• [What is being asked]
Print all of the entries exactly, minus the pictures.
Start of Listed records
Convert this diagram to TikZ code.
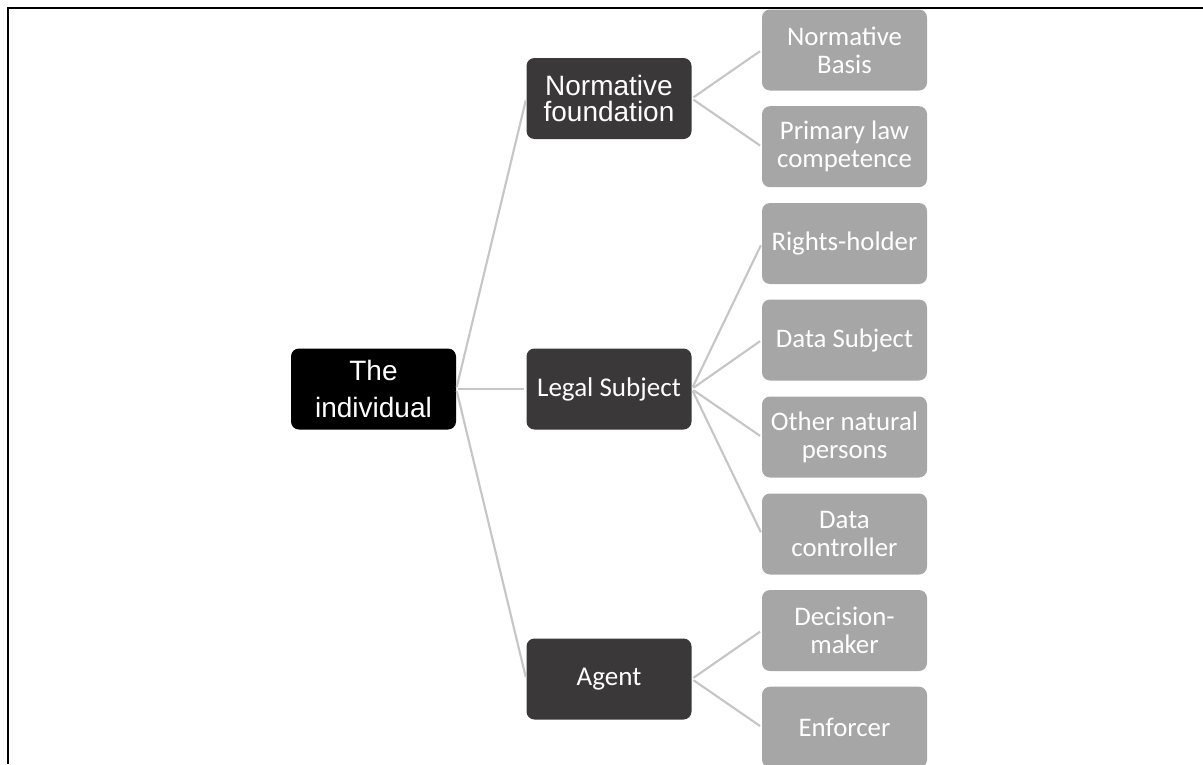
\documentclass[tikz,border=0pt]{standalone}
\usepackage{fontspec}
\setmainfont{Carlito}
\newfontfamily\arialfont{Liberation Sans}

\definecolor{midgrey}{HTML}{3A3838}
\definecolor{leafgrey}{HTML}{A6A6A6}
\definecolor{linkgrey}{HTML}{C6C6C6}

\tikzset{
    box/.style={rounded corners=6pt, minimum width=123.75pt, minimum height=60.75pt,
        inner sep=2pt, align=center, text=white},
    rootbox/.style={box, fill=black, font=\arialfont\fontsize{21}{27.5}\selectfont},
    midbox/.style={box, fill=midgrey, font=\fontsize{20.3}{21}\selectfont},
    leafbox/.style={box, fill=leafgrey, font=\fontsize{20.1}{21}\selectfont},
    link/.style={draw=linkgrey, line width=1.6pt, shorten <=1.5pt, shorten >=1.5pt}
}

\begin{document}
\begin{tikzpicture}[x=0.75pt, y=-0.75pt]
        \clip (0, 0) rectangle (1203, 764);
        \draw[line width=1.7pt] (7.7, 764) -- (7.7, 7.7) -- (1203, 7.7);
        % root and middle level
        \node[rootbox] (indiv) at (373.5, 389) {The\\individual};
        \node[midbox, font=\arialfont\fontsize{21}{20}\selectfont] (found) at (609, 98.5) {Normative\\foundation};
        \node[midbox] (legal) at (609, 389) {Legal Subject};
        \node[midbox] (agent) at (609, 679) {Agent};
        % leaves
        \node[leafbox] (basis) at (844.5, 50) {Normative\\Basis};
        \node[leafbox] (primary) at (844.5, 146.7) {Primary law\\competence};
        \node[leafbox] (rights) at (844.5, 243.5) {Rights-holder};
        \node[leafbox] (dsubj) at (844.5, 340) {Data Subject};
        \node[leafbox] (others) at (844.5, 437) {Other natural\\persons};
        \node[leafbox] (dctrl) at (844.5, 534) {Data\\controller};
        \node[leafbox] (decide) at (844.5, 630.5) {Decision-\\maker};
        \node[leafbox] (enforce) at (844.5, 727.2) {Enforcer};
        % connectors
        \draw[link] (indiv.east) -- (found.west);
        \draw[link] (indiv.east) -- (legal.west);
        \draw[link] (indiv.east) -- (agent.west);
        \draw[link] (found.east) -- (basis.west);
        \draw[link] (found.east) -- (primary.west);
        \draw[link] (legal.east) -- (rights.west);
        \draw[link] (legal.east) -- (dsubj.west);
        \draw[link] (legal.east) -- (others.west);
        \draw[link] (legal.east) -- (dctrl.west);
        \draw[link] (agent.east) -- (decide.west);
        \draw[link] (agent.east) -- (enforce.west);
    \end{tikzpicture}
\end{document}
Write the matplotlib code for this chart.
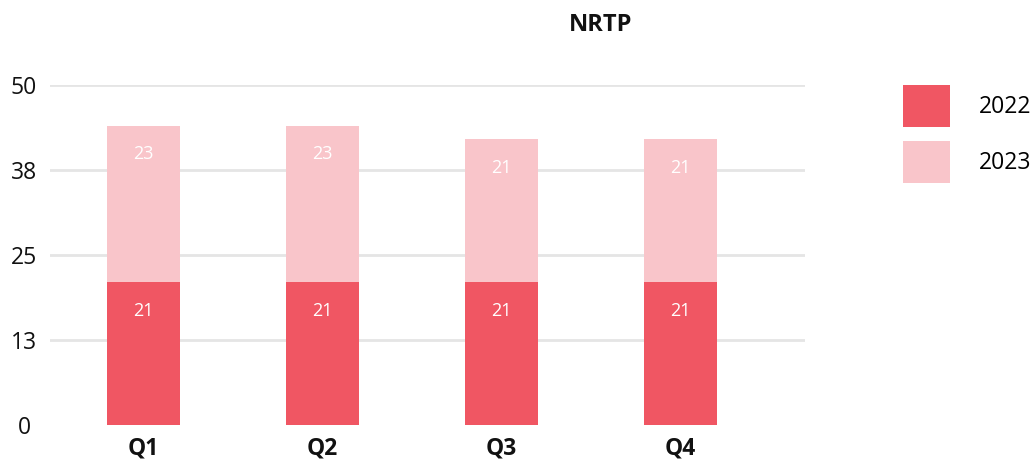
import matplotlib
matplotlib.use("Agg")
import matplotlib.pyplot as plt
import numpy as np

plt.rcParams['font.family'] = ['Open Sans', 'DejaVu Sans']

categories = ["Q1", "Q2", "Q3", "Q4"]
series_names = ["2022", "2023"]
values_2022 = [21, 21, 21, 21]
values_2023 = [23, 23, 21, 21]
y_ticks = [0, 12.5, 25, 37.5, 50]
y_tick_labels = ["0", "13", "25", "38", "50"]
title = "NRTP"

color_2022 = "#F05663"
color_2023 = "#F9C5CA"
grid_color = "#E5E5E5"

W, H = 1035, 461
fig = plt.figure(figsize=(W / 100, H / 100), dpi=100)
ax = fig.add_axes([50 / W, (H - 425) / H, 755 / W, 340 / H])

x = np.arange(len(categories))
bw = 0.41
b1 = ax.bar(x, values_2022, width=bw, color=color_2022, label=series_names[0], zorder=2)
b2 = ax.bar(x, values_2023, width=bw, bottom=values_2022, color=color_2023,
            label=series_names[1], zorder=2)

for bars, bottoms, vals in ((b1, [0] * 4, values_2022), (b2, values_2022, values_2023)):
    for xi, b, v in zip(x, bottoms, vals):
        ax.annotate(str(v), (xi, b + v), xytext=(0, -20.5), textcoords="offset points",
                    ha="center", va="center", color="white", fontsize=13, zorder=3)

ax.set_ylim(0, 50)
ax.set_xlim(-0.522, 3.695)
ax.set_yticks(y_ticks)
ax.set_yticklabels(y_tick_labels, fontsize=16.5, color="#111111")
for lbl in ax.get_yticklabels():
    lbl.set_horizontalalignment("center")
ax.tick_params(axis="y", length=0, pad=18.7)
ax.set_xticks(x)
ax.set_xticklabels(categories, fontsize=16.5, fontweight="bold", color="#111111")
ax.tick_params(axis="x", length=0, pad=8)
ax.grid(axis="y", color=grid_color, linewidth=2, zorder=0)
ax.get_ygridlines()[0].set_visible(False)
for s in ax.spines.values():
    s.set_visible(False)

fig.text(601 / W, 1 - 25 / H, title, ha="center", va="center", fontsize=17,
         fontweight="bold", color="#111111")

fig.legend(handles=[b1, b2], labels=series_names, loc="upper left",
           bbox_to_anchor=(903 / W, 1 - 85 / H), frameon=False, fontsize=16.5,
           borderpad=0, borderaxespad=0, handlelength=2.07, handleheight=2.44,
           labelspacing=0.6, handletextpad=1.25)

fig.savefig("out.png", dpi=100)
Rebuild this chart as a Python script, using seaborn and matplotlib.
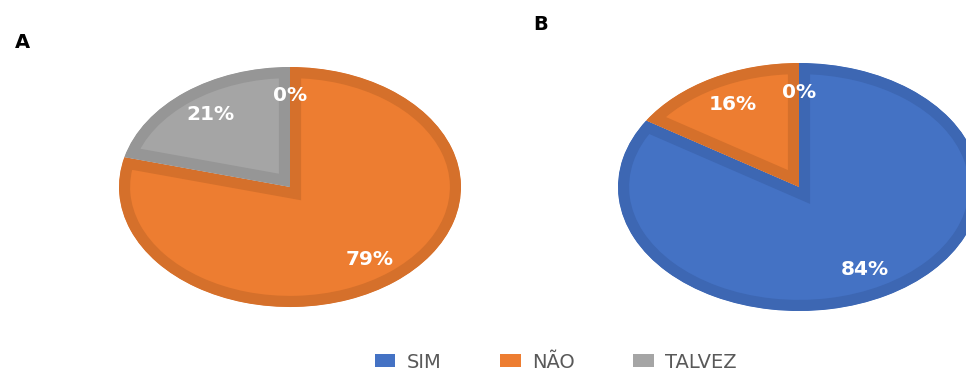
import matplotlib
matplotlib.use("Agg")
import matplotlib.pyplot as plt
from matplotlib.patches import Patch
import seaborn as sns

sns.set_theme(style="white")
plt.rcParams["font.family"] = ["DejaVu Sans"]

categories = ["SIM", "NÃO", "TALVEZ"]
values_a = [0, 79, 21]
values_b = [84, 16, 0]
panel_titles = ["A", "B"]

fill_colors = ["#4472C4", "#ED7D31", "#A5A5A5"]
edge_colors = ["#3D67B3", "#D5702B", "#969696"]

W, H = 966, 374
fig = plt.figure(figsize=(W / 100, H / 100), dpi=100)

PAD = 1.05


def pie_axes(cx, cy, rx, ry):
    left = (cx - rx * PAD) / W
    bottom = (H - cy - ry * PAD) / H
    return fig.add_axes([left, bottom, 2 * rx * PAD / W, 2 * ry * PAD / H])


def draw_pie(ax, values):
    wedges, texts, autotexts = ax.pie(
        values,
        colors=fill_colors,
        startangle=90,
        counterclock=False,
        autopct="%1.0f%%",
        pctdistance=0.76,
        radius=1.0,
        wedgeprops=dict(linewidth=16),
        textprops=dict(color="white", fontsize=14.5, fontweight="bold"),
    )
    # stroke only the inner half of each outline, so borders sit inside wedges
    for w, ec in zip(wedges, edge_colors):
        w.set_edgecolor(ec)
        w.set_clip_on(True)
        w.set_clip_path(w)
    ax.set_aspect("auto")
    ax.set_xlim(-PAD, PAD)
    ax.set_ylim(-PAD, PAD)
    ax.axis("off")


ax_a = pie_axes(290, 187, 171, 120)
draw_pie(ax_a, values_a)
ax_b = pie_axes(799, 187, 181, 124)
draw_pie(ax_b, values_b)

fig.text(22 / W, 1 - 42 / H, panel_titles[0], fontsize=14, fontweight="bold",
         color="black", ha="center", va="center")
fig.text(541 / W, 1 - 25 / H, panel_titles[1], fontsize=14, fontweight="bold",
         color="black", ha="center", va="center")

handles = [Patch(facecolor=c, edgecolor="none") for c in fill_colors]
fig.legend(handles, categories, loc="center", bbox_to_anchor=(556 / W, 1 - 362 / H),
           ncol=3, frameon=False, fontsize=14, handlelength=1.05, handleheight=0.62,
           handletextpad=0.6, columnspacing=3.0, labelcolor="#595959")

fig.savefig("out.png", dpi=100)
End of Listed records
• [Response]
Convert this diagram to TikZ code.
\documentclass[tikz,border=0pt]{standalone}
\usepackage{fontspec}
\setmainfont{Carlito}
\newfontfamily\arialfont{Liberation Sans}

\definecolor{midgrey}{HTML}{3A3838}
\definecolor{leafgrey}{HTML}{A6A6A6}
\definecolor{linkgrey}{HTML}{C6C6C6}

\tikzset{
    box/.style={rounded corners=6pt, minimum width=123.75pt, minimum height=60.75pt,
        inner sep=2pt, align=center, text=white},
    rootbox/.style={box, fill=black, font=\arialfont\fontsize{21}{27.5}\selectfont},
    midbox/.style={box, fill=midgrey, font=\fontsize{20.3}{21}\selectfont},
    leafbox/.style={box, fill=leafgrey, font=\fontsize{20.1}{21}\selectfont},
    link/.style={draw=linkgrey, line width=1.6pt, shorten <=1.5pt, shorten >=1.5pt}
}

\begin{document}
\begin{tikzpicture}[x=0.75pt, y=-0.75pt]
        \clip (0, 0) rectangle (1203, 764);
        \draw[line width=1.7pt] (7.7, 764) -- (7.7, 7.7) -- (1203, 7.7);
        % root and middle level
        \node[rootbox] (indiv) at (373.5, 389) {The\\individual};
        \node[midbox, font=\arialfont\fontsize{21}{20}\selectfont] (found) at (609, 98.5) {Normative\\foundation};
        \node[midbox] (legal) at (609, 389) {Legal Subject};
        \node[midbox] (agent) at (609, 679) {Agent};
        % leaves
        \node[leafbox] (basis) at (844.5, 50) {Normative\\Basis};
        \node[leafbox] (primary) at (844.5, 146.7) {Primary law\\competence};
        \node[leafbox] (rights) at (844.5, 243.5) {Rights-holder};
        \node[leafbox] (dsubj) at (844.5, 340) {Data Subject};
        \node[leafbox] (others) at (844.5, 437) {Other natural\\persons};
        \node[leafbox] (dctrl) at (844.5, 534) {Data\\controller};
        \node[leafbox] (decide) at (844.5, 630.5) {Decision-\\maker};
        \node[leafbox] (enforce) at (844.5, 727.2) {Enforcer};
        % connectors
        \draw[link] (indiv.east) -- (found.west);
        \draw[link] (indiv.east) -- (legal.west);
        \draw[link] (indiv.east) -- (agent.west);
        \draw[link] (found.east) -- (basis.west);
        \draw[link] (found.east) -- (primary.west);
        \draw[link] (legal.east) -- (rights.west);
        \draw[link] (legal.east) -- (dsubj.west);
        \draw[link] (legal.east) -- (others.west);
        \draw[link] (legal.east) -- (dctrl.west);
        \draw[link] (agent.east) -- (decide.west);
        \draw[link] (agent.east) -- (enforce.west);
    \end{tikzpicture}
\end{document}
Write the matplotlib code for this chart.
import matplotlib
matplotlib.use("Agg")
import matplotlib.pyplot as plt
import numpy as np

plt.rcParams['font.family'] = ['Open Sans', 'DejaVu Sans']

categories = ["Q1", "Q2", "Q3", "Q4"]
series_names = ["2022", "2023"]
values_2022 = [21, 21, 21, 21]
values_2023 = [23, 23, 21, 21]
y_ticks = [0, 12.5, 25, 37.5, 50]
y_tick_labels = ["0", "13", "25", "38", "50"]
title = "NRTP"

color_2022 = "#F05663"
color_2023 = "#F9C5CA"
grid_color = "#E5E5E5"

W, H = 1035, 461
fig = plt.figure(figsize=(W / 100, H / 100), dpi=100)
ax = fig.add_axes([50 / W, (H - 425) / H, 755 / W, 340 / H])

x = np.arange(len(categories))
bw = 0.41
b1 = ax.bar(x, values_2022, width=bw, color=color_2022, label=series_names[0], zorder=2)
b2 = ax.bar(x, values_2023, width=bw, bottom=values_2022, color=color_2023,
            label=series_names[1], zorder=2)

for bars, bottoms, vals in ((b1, [0] * 4, values_2022), (b2, values_2022, values_2023)):
    for xi, b, v in zip(x, bottoms, vals):
        ax.annotate(str(v), (xi, b + v), xytext=(0, -20.5), textcoords="offset points",
                    ha="center", va="center", color="white", fontsize=13, zorder=3)

ax.set_ylim(0, 50)
ax.set_xlim(-0.522, 3.695)
ax.set_yticks(y_ticks)
ax.set_yticklabels(y_tick_labels, fontsize=16.5, color="#111111")
for lbl in ax.get_yticklabels():
    lbl.set_horizontalalignment("center")
ax.tick_params(axis="y", length=0, pad=18.7)
ax.set_xticks(x)
ax.set_xticklabels(categories, fontsize=16.5, fontweight="bold", color="#111111")
ax.tick_params(axis="x", length=0, pad=8)
ax.grid(axis="y", color=grid_color, linewidth=2, zorder=0)
ax.get_ygridlines()[0].set_visible(False)
for s in ax.spines.values():
    s.set_visible(False)

fig.text(601 / W, 1 - 25 / H, title, ha="center", va="center", fontsize=17,
         fontweight="bold", color="#111111")

fig.legend(handles=[b1, b2], labels=series_names, loc="upper left",
           bbox_to_anchor=(903 / W, 1 - 85 / H), frameon=False, fontsize=16.5,
           borderpad=0, borderaxespad=0, handlelength=2.07, handleheight=2.44,
           labelspacing=0.6, handletextpad=1.25)

fig.savefig("out.png", dpi=100)
Rebuild this chart as a Python script, using seaborn and matplotlib.
import matplotlib
matplotlib.use("Agg")
import matplotlib.pyplot as plt
from matplotlib.patches import Patch
import seaborn as sns

sns.set_theme(style="white")
plt.rcParams["font.family"] = ["DejaVu Sans"]

categories = ["SIM", "NÃO", "TALVEZ"]
values_a = [0, 79, 21]
values_b = [84, 16, 0]
panel_titles = ["A", "B"]

fill_colors = ["#4472C4", "#ED7D31", "#A5A5A5"]
edge_colors = ["#3D67B3", "#D5702B", "#969696"]

W, H = 966, 374
fig = plt.figure(figsize=(W / 100, H / 100), dpi=100)

PAD = 1.05


def pie_axes(cx, cy, rx, ry):
    left = (cx - rx * PAD) / W
    bottom = (H - cy - ry * PAD) / H
    return fig.add_axes([left, bottom, 2 * rx * PAD / W, 2 * ry * PAD / H])


def draw_pie(ax, values):
    wedges, texts, autotexts = ax.pie(
        values,
        colors=fill_colors,
        startangle=90,
        counterclock=False,
        autopct="%1.0f%%",
        pctdistance=0.76,
        radius=1.0,
        wedgeprops=dict(linewidth=16),
        textprops=dict(color="white", fontsize=14.5, fontweight="bold"),
    )
    # stroke only the inner half of each outline, so borders sit inside wedges
    for w, ec in zip(wedges, edge_colors):
        w.set_edgecolor(ec)
        w.set_clip_on(True)
        w.set_clip_path(w)
    ax.set_aspect("auto")
    ax.set_xlim(-PAD, PAD)
    ax.set_ylim(-PAD, PAD)
    ax.axis("off")


ax_a = pie_axes(290, 187, 171, 120)
draw_pie(ax_a, values_a)
ax_b = pie_axes(799, 187, 181, 124)
draw_pie(ax_b, values_b)

fig.text(22 / W, 1 - 42 / H, panel_titles[0], fontsize=14, fontweight="bold",
         color="black", ha="center", va="center")
fig.text(541 / W, 1 - 25 / H, panel_titles[1], fontsize=14, fontweight="bold",
         color="black", ha="center", va="center")

handles = [Patch(facecolor=c, edgecolor="none") for c in fill_colors]
fig.legend(handles, categories, loc="center", bbox_to_anchor=(556 / W, 1 - 362 / H),
           ncol=3, frameon=False, fontsize=14, handlelength=1.05, handleheight=0.62,
           handletextpad=0.6, columnspacing=3.0, labelcolor="#595959")

fig.savefig("out.png", dpi=100)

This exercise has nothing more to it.